News Corp’s Fox News enterprise didn’t shy away from this week’s story involving the new US Department of Homeland Security rule that will make the process for obtaining a legal visa easier for immigrants, but it did take turns shaping it to make sure it would attract as many readers as possible.

First spotted this week by Hilary Tone of MediaMatters.org, both Fox Nation and Fox News Latino picked up the story, albeit with different pictures and headlines.

“Fox Nation and Fox News Latino are once again selling different versions of the same story to pander to conservative audiences while simultaneously attempting to court Latino readers,” Tone writes.

While both websites, each owned by Fox News, did try to tackle the immigration story of the week, they did so in a different light. In the case of Fox News Latino, they opted to go with the headline, “US Eases Path to Legalization for Some Immigrants, Keeps Families Together,” published on their website alongside a photo of well-dressed individuals demonstrating at an immigration reform rally.

Over on Fox Nation, however, things were a bit different. For their take, they went with the headline “Obama Begins Amnesty Push,” published above an image of handcuffed immigrants being led away by armed federal police.

And whereas Fox News Latino went with a 13-paragraph write-up to address the news, Fox Nation used just a 4-paragraph excerpt that gives a bare-bones run-down of what the Los Angeles Times reported earlier in the week.

“This dichotomy persists even as Fox News hosts abruptly softened their anti-immigrant positions after the November 6 election, in which Latino voters heavily favored President Obama over Republican candidate Mitt Romney,” Media Matters’ Tone writes.

“Fox News Latino has received sharp criticism from Latino leaders who argue that the site lacks credibility, given that it seeks to attract and profit from Latino readers while its parent network and partner websites demonize immigrants,” she adds. Sure enough, though, this isn’t the first time the more Hispanic-friendly Fox Web portal has offered a drastically different take from its sister site.

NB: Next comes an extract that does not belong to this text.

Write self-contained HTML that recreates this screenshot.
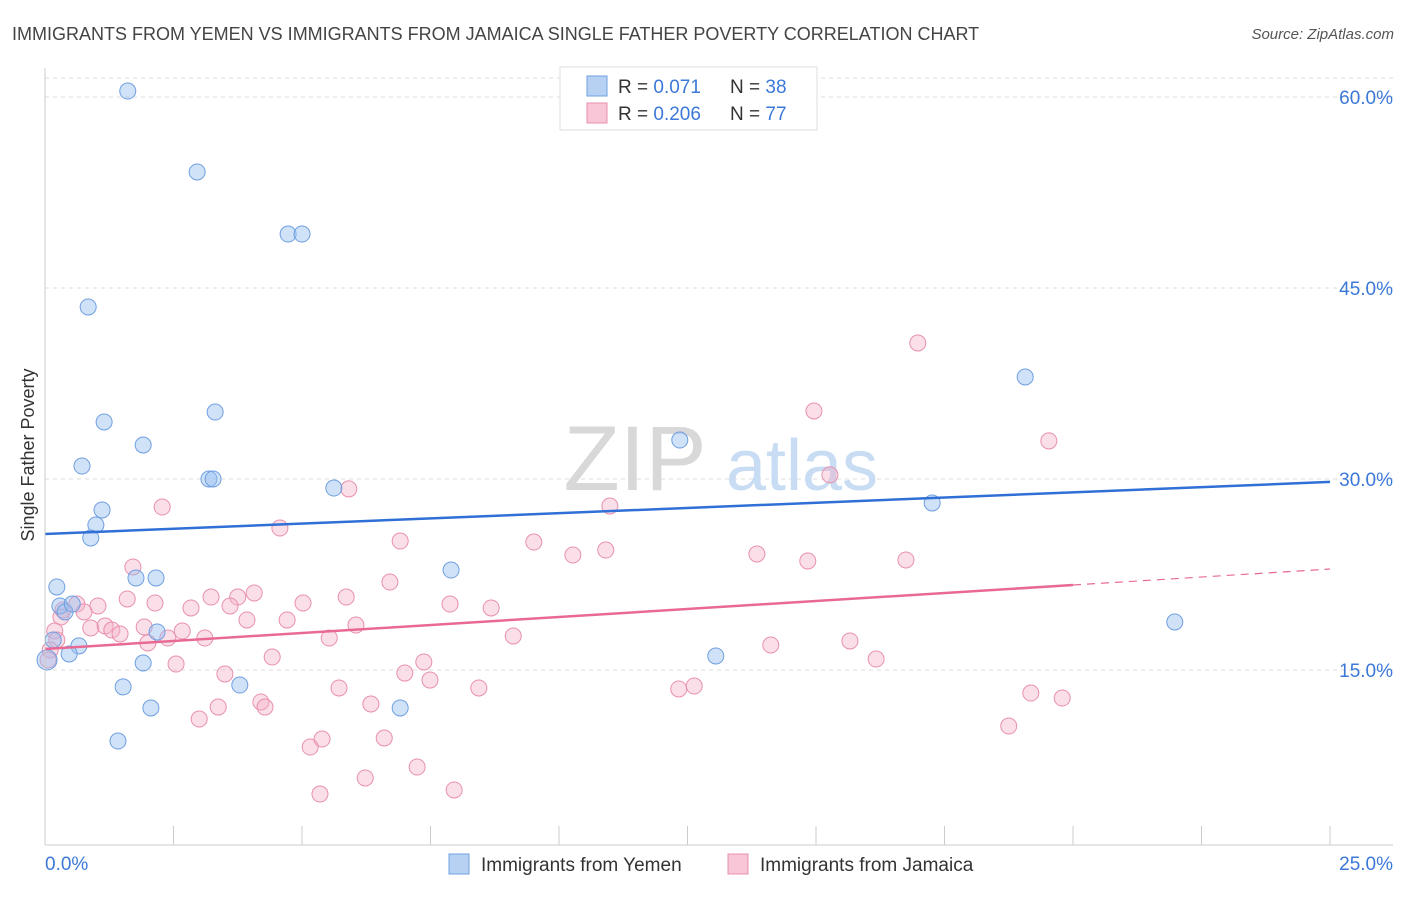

Tone recalls a June 2012 write-up in Media Matters where reporter Simon Maloy spotted other differences between the two websites regarding the immigration debate. Even then, Fox Nation used that same handcuff photo to decorate a story that was carried on Fox News Latino under the headline “Obama Administration Halts Deportations for Undocumented Children.”

“They should be called on for their hypocrisy because they are blasting Latinos in English media and courting us in Latino media, hoping no one who is reading it is bilingual. I don’t use Fox News Latino as a source. I would not use Fox News as a source because I know their history. I would question their statistics because I know where they are coming from. They’re still Fox,” Inez Gonzalez, executive vice president of the National Hispanic Media Coalition, told Media Matters last year.